Surely no less is required of the president. But when his own national security adviser stated that “the evidence is now incontrovertible” that Russia worked to undermine our most basic constitutional processes during the past election, Mr. Trump slapped him down with a tendentious tweet.

He has repeatedly chosen to take the word of Vladimir Putin, the autocratic ruler of Russia and a former KGB agent, over the judgment of the entire U.S. intelligence community.

Mr. Putin’s Russia, which is waging war in Eastern Europe and propping up Bashar Assad in Syria, has become an enemy of the U.S. Can any fair-minded person say that the president is doing what he should to defend our Constitution and laws against this threat?
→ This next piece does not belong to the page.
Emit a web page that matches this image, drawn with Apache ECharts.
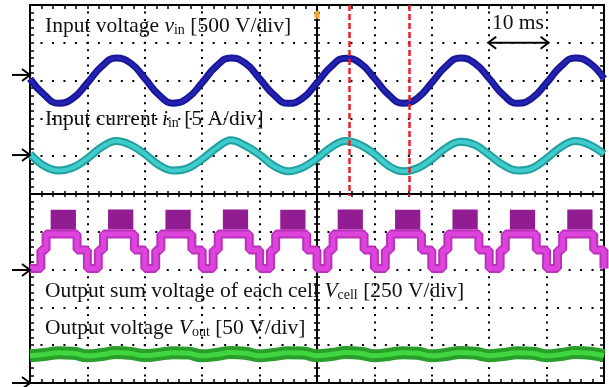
<!DOCTYPE html>
<html>
<head>
<meta charset="utf-8">
<title>Input / output waveforms</title>
<script src="https://cdn.jsdelivr.net/npm/echarts@6.0.0/dist/echarts.min.js"></script>
<style>
  html, body { margin: 0; padding: 0; background: #fff; }
  #main { width: 609px; height: 387px; }
</style>
</head>
<body>
<div id="main"></div>
<script>
// scope time base, ms (10 ms/div)
var timeMs = [0, 2.5, 5, 7.5, 10, 12.5, 15, 17.5, 20, 22.5, 25, 27.5, 30, 32.5, 35, 37.5,
  40, 42.5, 45, 47.5, 50, 52.5, 55, 57.5, 60, 62.5, 65, 67.5, 70, 72.5, 75, 77.5,
  80, 82.5, 85, 87.5, 90, 92.5, 95, 97.5, 100];
// input voltage, V
var vinData = [25, -190, -300, -232, -30, 188, 298, 233, 30, -192, -298, -228, -26, 193, 300, 230,
  27, -190, -301, -233, -29, 189, 297, 232, 31, -190, -299, -231, -27, 192, 300, 229,
  28, -193, -300, -230, -30, 190, 299, 233, 25];
// input current, A
var iinData = [0.3, -1.3, -1.9, -1.5, -0.3, 1.2, 2.0, 1.5, 0.3, -1.2, -1.9, -1.6, -0.4, 1.1, 2.1, 1.4,
  0.2, -1.3, -2.0, -1.5, -0.3, 1.2, 2.0, 1.5, 0.3, -1.3, -2.0, -1.6, -0.4, 1.1, 1.9, 1.5,
  0.2, -1.2, -1.9, -1.6, -0.3, 1.2, 2.0, 1.5, 0.3];
// output voltage, V
var voutData = [36.2, 37.8, 40.0, 39.4, 36.0, 37.6, 40.3, 39.2, 36.3, 37.9, 40.1, 39.5, 36.1, 37.7, 40.2, 39.3,
  36.0, 37.8, 40.0, 39.6, 36.2, 37.6, 40.2, 39.4, 36.1, 37.8, 40.1, 39.3, 36.0, 37.7, 40.3, 39.5,
  36.2, 37.8, 40.0, 39.4, 36.1, 37.6, 40.2, 39.3, 36.2];
// summed cell voltage staircase, [ms, V], each level held until the next point
var cellSteps = [
  [0, 8], [1.9, 130], [2.8, 235], [8.2, 130],
  [10, 8], [11.9, 130], [12.8, 235], [18.2, 130],
  [20, 8], [21.9, 130], [22.8, 235], [28.2, 130],
  [30, 8], [31.9, 130], [32.8, 235], [38.2, 130],
  [40, 8], [41.9, 130], [42.8, 235], [48.2, 130],
  [50, 8], [51.9, 130], [52.8, 235], [58.2, 130],
  [60, 8], [61.9, 130], [62.8, 235], [68.2, 130],
  [70, 8], [71.9, 130], [72.8, 235], [78.2, 130],
  [80, 8], [81.9, 130], [82.8, 235], [88.2, 130],
  [90, 8], [91.9, 130], [92.8, 235], [98.2, 130],
  [100, 8]
];
// PWM bursts at the top of each half cycle, [ms, V]
var cellBursts = [
  [3.6, 330], [8.0, 330], [8.0, null],
  [13.6, 332], [18.0, 332], [18.0, null],
  [23.6, 330], [28.0, 330], [28.0, null],
  [33.6, 332], [38.0, 332], [38.0, null],
  [43.6, 330], [48.0, 330], [48.0, null],
  [53.6, 332], [58.0, 332], [58.0, null],
  [63.6, 330], [68.0, 330], [68.0, null],
  [73.6, 332], [78.0, 332], [78.0, null],
  [83.6, 330], [88.0, 330], [88.0, null],
  [93.6, 332], [98.0, 332]
];
var cursorMs = [55.6, 66.0];
var spanMs = [80, 90];
// ground markers of the four channels, divisions from the bottom
var groundDiv = [8.15, 6.03, 2.99, 0];

// per-division scale, from the labels
var perDiv = { vin: 500, iin: 5, cell: 250, vout: 50 };
// trace centre, divisions from the bottom
var centre = { vin: 8.0, iin: 6.0, cell: 3.0, vout: 0 };

var FONT = 'Liberation Serif';

function sampled(list, key) {
  return timeMs.map(function (t, i) { return [t, centre[key] + list[i] / perDiv[key]]; });
}
function paired(list, key) {
  return list.map(function (p) {
    return [p[0], p[1] == null ? null : centre[key] + p[1] / perDiv[key]];
  });
}

function frameX(pos, offset, inside, len) {
  return {
    type: 'value', min: 0, max: 100, interval: 10, position: pos, offset: offset,
    axisLabel: { show: false }, splitLine: { show: false },
    axisLine: { onZero: false, lineStyle: { color: '#000', width: 2 } },
    axisTick: { inside: inside, length: len, lineStyle: { color: '#000', width: 1.5 } },
    minorTick: { show: true, splitNumber: 5, length: len, lineStyle: { color: '#000', width: 1.5 } }
  };
}
function frameY(pos, offset, inside, len) {
  return {
    type: 'value', min: 0, max: 10, interval: 1, position: pos, offset: offset,
    axisLabel: { show: false }, splitLine: { show: false },
    axisLine: { onZero: false, lineStyle: { color: '#000', width: 2 } },
    axisTick: { inside: inside, length: len, lineStyle: { color: '#000', width: 1.5 } },
    minorTick: { show: true, splitNumber: 5, length: len, lineStyle: { color: '#000', width: 1.5 } }
  };
}

var xAxes = [frameX('bottom', 0, true, 4), frameX('top', 0, true, 4),
  frameX('bottom', -189, false, 3), frameX('top', -189, false, 3)];
xAxes[0].splitLine = { show: true, lineStyle: { color: '#000', width: 2, type: [2, 5.56], dashOffset: 1 } };
var yAxes = [frameY('left', 0, true, 4), frameY('right', 0, true, 4),
  frameY('left', -287, false, 3), frameY('right', -287, false, 3)];
yAxes[0].splitLine = { show: true, lineStyle: { color: '#000', width: 2, type: [2, 9.48], dashOffset: 1 } };

function trace(data, color, width, z, extra) {
  var s = {
    type: 'line', data: data, showSymbol: false, symbol: 'none', silent: true,
    lineStyle: { color: color, width: width }, z: z
  };
  for (var k in extra) s[k] = extra[k];
  return s;
}

var vinPts = sampled(vinData, 'vin');
var iinPts = sampled(iinData, 'iin');
var voutPts = sampled(voutData, 'vout');
var cellPts = paired(cellSteps, 'cell');
var burstPts = paired(cellBursts, 'cell');

var chart = echarts.init(document.getElementById('main'));
chart.setOption({
  animation: false,
  backgroundColor: '#fff',
  grid: { left: 30, right: 5, top: 5, bottom: 4, outerBoundsMode: 'none' },
  xAxis: xAxes,
  yAxis: yAxes,
  series: [
    trace(vinPts, '#17179a', 7, 3, {
      smooth: 0.5,
      markLine: {
        silent: true, symbol: ['none', 'none'], label: { show: false },
        lineStyle: { color: '#e8202a', width: 2.5, type: [6, 3] },
        data: cursorMs.map(function (t) { return [{ coord: [t, 10] }, { coord: [t, 4.95] }]; })
      }
    }),
    trace(vinPts, '#2424b0', 3, 4, { smooth: 0.5 }),
    trace(iinPts, '#22a0a0', 8, 3, { smooth: 0.4 }),
    trace(iinPts, '#40cccc', 4, 4, { smooth: 0.4 }),
    trace(burstPts, '#921c92', 20, 3, { connectNulls: false }),
    trace(cellPts, '#bd30bd', 9, 4, { step: 'end' }),
    trace(cellPts, '#dc44dc', 5, 5, { step: 'end' }),
    trace(voutPts, '#2a9e2a', 13, 3, { smooth: 0.5 }),
    trace(voutPts, '#3fd63f', 5, 4, { smooth: 0.5 })
  ]
});

function px(t, d) { return chart.convertToPixel({ gridIndex: 0 }, [t, d]); }

var graphics = [];
groundDiv.forEach(function (d) {
  var p = px(0, d);
  graphics.push({ type: 'line', z: 20, shape: { x1: 12, y1: p[1], x2: p[0], y2: p[1] }, style: { stroke: '#000', lineWidth: 2 } });
  graphics.push({ type: 'polyline', z: 20, shape: { points: [[p[0] - 8, p[1] - 6], [p[0], p[1]], [p[0] - 8, p[1] + 6]] }, style: { stroke: '#000', lineWidth: 2, fill: null } });
});

var a = px(spanMs[0], 9), b = px(spanMs[1], 9);
graphics.push({ type: 'line', z: 20, shape: { x1: a[0] - 1, y1: a[1], x2: b[0] + 2, y2: b[1] }, style: { stroke: '#000', lineWidth: 2 } });
graphics.push({ type: 'polyline', z: 20, shape: { points: [[a[0] + 7, a[1] - 6], [a[0] - 1, a[1]], [a[0] + 7, a[1] + 6]] }, style: { stroke: '#000', lineWidth: 2, fill: null } });
graphics.push({ type: 'polyline', z: 20, shape: { points: [[b[0] - 6, b[1] - 6], [b[0] + 2, b[1]], [b[0] - 6, b[1] + 6]] }, style: { stroke: '#000', lineWidth: 2, fill: null } });

var trig = px(50, 9.74);
graphics.push({ type: 'rect', z: 20, shape: { x: trig[0] - 2.5, y: trig[1] - 4, width: 5, height: 8, r: 2.5 }, style: { fill: '#f2a531' } });

var rich = {
  i: { fontStyle: 'italic', fontSize: 21.5, fontFamily: FONT, fill: '#111' },
  s: { fontSize: 14, fontFamily: FONT, fill: '#111', padding: [9, 0, 0, 0] }
};
function label(text, x, y, align) {
  return {
    type: 'text', z: 30, x: x, y: y,
    style: {
      text: text, fill: '#111', fontSize: 21.5, fontFamily: FONT,
      align: align || 'left', verticalAlign: 'middle', rich: rich
    }
  };
}
graphics.push(label('Input voltage {i|v}{s|in} [500 V/div]', 45, 26));
graphics.push(label('Input current {i|i}{s|in} [5 A/div]', 45, 119));
graphics.push(label('Output sum voltage of each cell {i|V}{s|cell} [250 V/div]', 45, 291));
graphics.push(label('Output voltage {i|V}{s|out} [50 V/div]', 45, 328));
graphics.push(label('10 ms', (a[0] + b[0]) / 2, 23.5, 'center'));

chart.setOption({ graphic: graphics });
</script>
</body>
</html>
.. President Trump regards any affirmation of Russian electoral influence as an attack on the legitimacy of his 2016 victory. He cannot distinguish between the national interest and his own insecurities, making it impossible for him to acknowledge the nature of the Russian threat.

.. It is time for the secretary of defense, the secretary of state, and the national security adviser to confront Mr. Trump, collectively and directly, to inform him that unless he publicly affirms the reality of the Russian threat and authorizes the strongest possible response to it, they will have no honorable alternative to resignation. They swore an oath of loyalty to the Constitution, not to Mr. Trump.

.. With Mr. Trump, we face the incapacitation of character—an inability to master his passions sufficiently to distinguish between the country’s well-being and his fathomless self-regard.

.. The Americans who supported Mr. Trump in 2016 had genuine grievances that both parties had neglected for far too long.

But he is a deeply, dangerously flawed instrument of their purposes. In choosing him, they made a mistake that threatens America and the world.